Republican Congressman Lynn Westmoreland (GA-8th CD) embarassed himself this evening on the Colbert Report by not being able to remember the Ten Commandments. Normally, such ignorance would bore me, but Westmoreland is one of the co-sponsors of HR 214, which require the Ten Commandments be posted in the chambers of the House of Representatives. He should know what it says before sponsoring legislation requiring it. As a service to Westmoreland and other benighted Republicans, I present a simple primer.

The Ten Commandments
  1. Thou shall have no other Gods before me. For many Republicans, the worship of money is placed above God. Ralph Reed, running for lieutenant governor in Georgia, prayed hard at the altar of Jack Abramoff's payoffs, to the tune of at least $4.2 million.

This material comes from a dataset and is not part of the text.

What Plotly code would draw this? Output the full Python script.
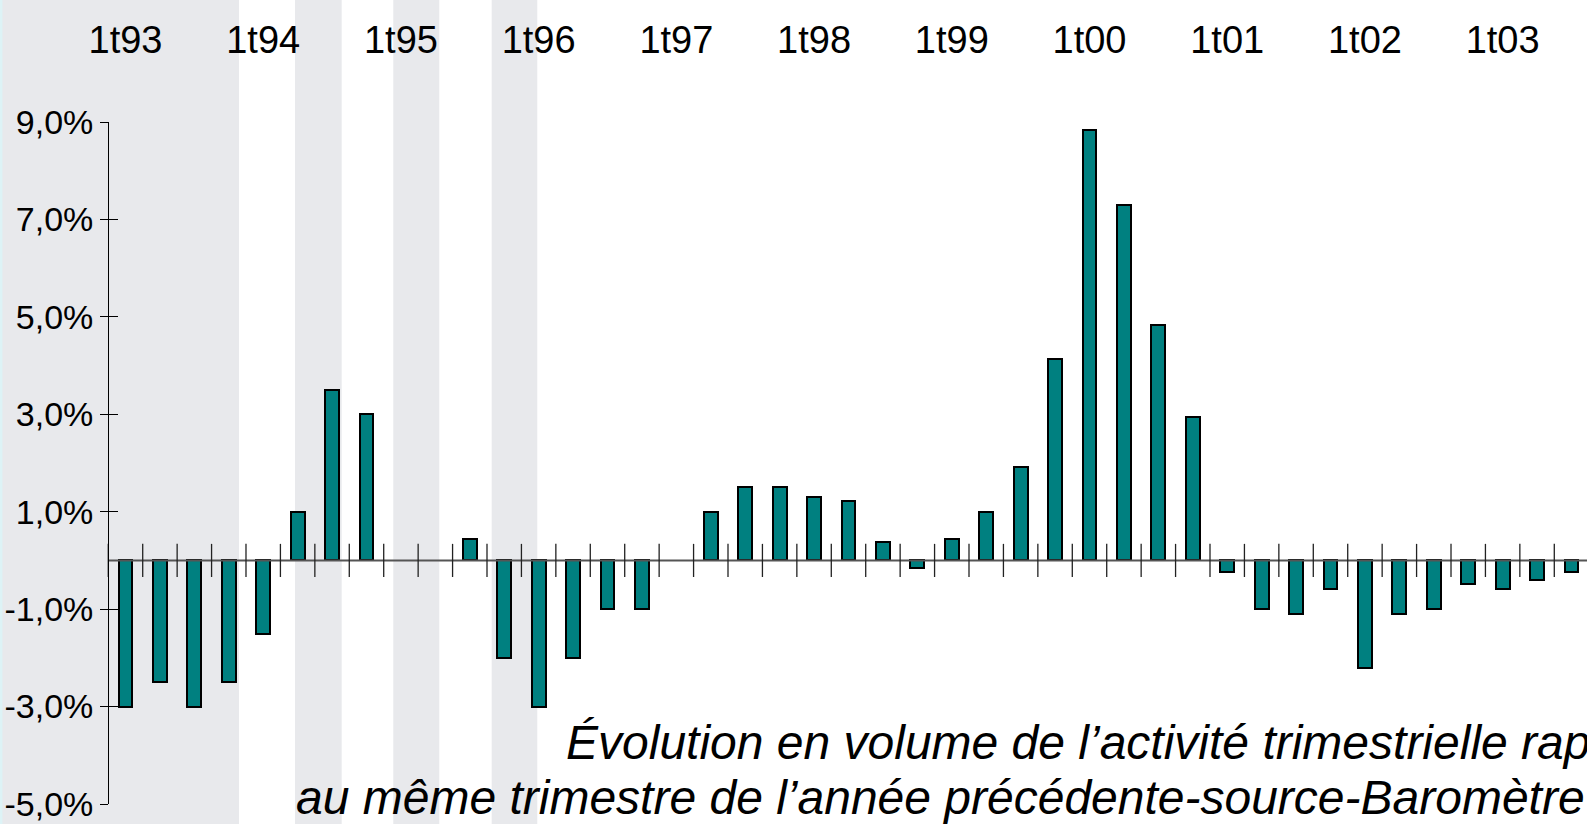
import plotly.graph_objects as go

# ---------------- data ----------------
quarters = [
    "1t93", "2t93", "3t93", "4t93",
    "1t94", "2t94", "3t94", "4t94",
    "1t95", "2t95", "3t95", "4t95",
    "1t96", "2t96", "3t96", "4t96",
    "1t97", "2t97", "3t97", "4t97",
    "1t98", "2t98", "3t98", "4t98",
    "1t99", "2t99", "3t99", "4t99",
    "1t00", "2t00", "3t00", "4t00",
    "1t01", "2t01", "3t01", "4t01",
    "1t02", "2t02", "3t02", "4t02",
    "1t03", "2t03", "3t03",
]
growth = [
    -3.0, -2.5, -3.0, -2.5,
    -1.5, 1.0, 3.5, 3.0,
    0.0, 0.0, 0.45, -2.0,
    -3.0, -2.0, -1.0, -1.0,
    0.0, 1.0, 1.5, 1.5,
    1.3, 1.22, 0.37, -0.15,
    0.45, 1.0, 1.92, 4.13,
    8.84, 7.3, 4.83, 2.94,
    -0.24, -1.0, -1.09, -0.58,
    -2.2, -1.09, -1.0, -0.49,
    -0.58, -0.41, -0.24,
]
year_labels = ["1t93", "1t94", "1t95", "1t96", "1t97", "1t98",
               "1t99", "1t00", "1t01", "1t02", "1t03"]
y_ticks = [-5, -3, -1, 1, 3, 5, 7, 9]
y_tick_text = ["-5,0%", "-3,0%", "-1,0%", "1,0%", "3,0%", "5,0%", "7,0%", "9,0%"]
# light grey background bands, in quarter-index units
bands = [(-3.645, 3.296), (4.923, 6.279), (7.778, 9.114), (10.636, 11.96)]
title_line1 = "Évolution en volume de l’activité trimestrielle rapportée"
title_line2 = "au même trimestre de l’année précédente-source-Baromètre"

# ---------------- styling ----------------
X_RANGE = [-3.645, 42.45]
Y_RANGE = [-5, 9]
FONT = "Liberation Sans, Arial, sans-serif"
TEAL = "#008080"

x_pos = list(range(len(quarters)))
year_pos = [quarters.index(q) for q in year_labels]

fig = go.Figure()

# bars (zero-valued quarters draw nothing)
fig.add_trace(go.Bar(
    x=x_pos, y=growth, width=0.4,
    marker=dict(color=TEAL,
                line=dict(color="black", width=[0 if v == 0 else 2 for v in growth])),
    hovertext=quarters, hoverinfo="text+y", showlegend=False,
))

# zero line
fig.add_trace(go.Scatter(
    x=[-0.5, len(quarters) - 0.5], y=[0, 0], mode="lines",
    line=dict(color="#555555", width=2), hoverinfo="skip", showlegend=False,
))

# crossing tick marks at quarter boundaries along the zero line
tx, ty = [], []
h = 0.34
for i in range(len(quarters)):
    b = i - 0.5
    tx += [b, b, None]
    ty += [-h, h, None]
fig.add_trace(go.Scatter(
    x=tx, y=ty, mode="lines", yaxis="y2",
    line=dict(color="#222222", width=1.3), hoverinfo="skip", showlegend=False,
))

shapes = []
for a, b in bands:
    shapes.append(dict(type="rect", xref="x", yref="paper", x0=a, x1=b,
                       y0=-0.1, y1=1.3, fillcolor="#E8E9EC", line=dict(width=0),
                       layer="below"))
# thin pale-cyan strip at the far left edge
shapes.append(dict(type="rect", xref="x", yref="paper", x0=X_RANGE[0], x1=X_RANGE[0] + 0.07,
                   y0=-0.1, y1=1.3, fillcolor="#DDF3F6", line=dict(width=0), layer="below"))

y_pos = 108.3 / 1587

fig.update_layout(
    width=1587, height=824,
    margin=dict(l=0, r=0, t=122, b=20, pad=0, autoexpand=False),
    paper_bgcolor="white", plot_bgcolor="rgba(0,0,0,0)",
    shapes=shapes,
    bargap=0,
    xaxis=dict(
        domain=[0, 1], range=X_RANGE, side="top", anchor="y",
        tickmode="array", tickvals=year_pos, ticktext=year_labels,
        ticks="", showline=False, showgrid=False, zeroline=False,
        tickfont=dict(family=FONT, size=38, color="black"),
        ticklabelstandoff=60, automargin=False,
    ),
    yaxis=dict(
        range=Y_RANGE, anchor="free", position=y_pos,
        tickmode="array", tickvals=y_ticks, ticktext=y_tick_text,
        ticks="outside", ticklen=8, tickwidth=1.3, tickcolor="black",
        showline=True, linecolor="black", linewidth=1.3,
        showgrid=False, zeroline=False,
        tickfont=dict(family=FONT, size=34, color="black"),
        ticklabelstandoff=0, automargin=False,
    ),
    yaxis2=dict(
        range=Y_RANGE, anchor="free", position=y_pos, overlaying="y", side="left",
        tickmode="array", tickvals=y_ticks,
        ticks="inside", ticklen=9, tickwidth=1.3, tickcolor="black",
        showticklabels=False, showline=False, showgrid=False, zeroline=False,
        automargin=False,
    ),
    annotations=[
        dict(text=title_line1, xref="paper", yref="paper", x=564 / 1587, y=0.09,
             xanchor="left", yanchor="middle", showarrow=False,
             font=dict(family=FONT, size=48, color="black", style="italic")),
        dict(text=title_line2, xref="paper", yref="paper", x=294 / 1587, y=0.01,
             xanchor="left", yanchor="middle", showarrow=False,
             font=dict(family=FONT, size=48, color="black", style="italic")),
    ],
)

fig.write_html("out.html", config={"displayModeBar": False},
               post_script="document.body.style.margin='0px';")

  2. Thou shall not make graven images. One of the great ironies of our times is that when Christian devotees of Alabama Justice Roy Moore worship at this huge slab of granite it was because it is a graven image of the Ten Commandments.
  3. Thou shalt not take the name of the Lord thy God in vain. Whenever you name God as justification for your petty hatreds of liberals, gays, immigrants, and Democrats, you are breaking this one.
  4. Remember the sabbath day to keep it holy. I feel bad pointing this out, but Saturday is the sabbath. Sunday worship is a remnant of Roman paganism.
  5. Honor thy father and thy mother. The bureaucratic nightmare that is Bush's prescription drug program was a cruelty inflicted upon the elderly to service drug company profits.
  6. Thou shalt not kill. Some 40,000 civilian Iraq War dead.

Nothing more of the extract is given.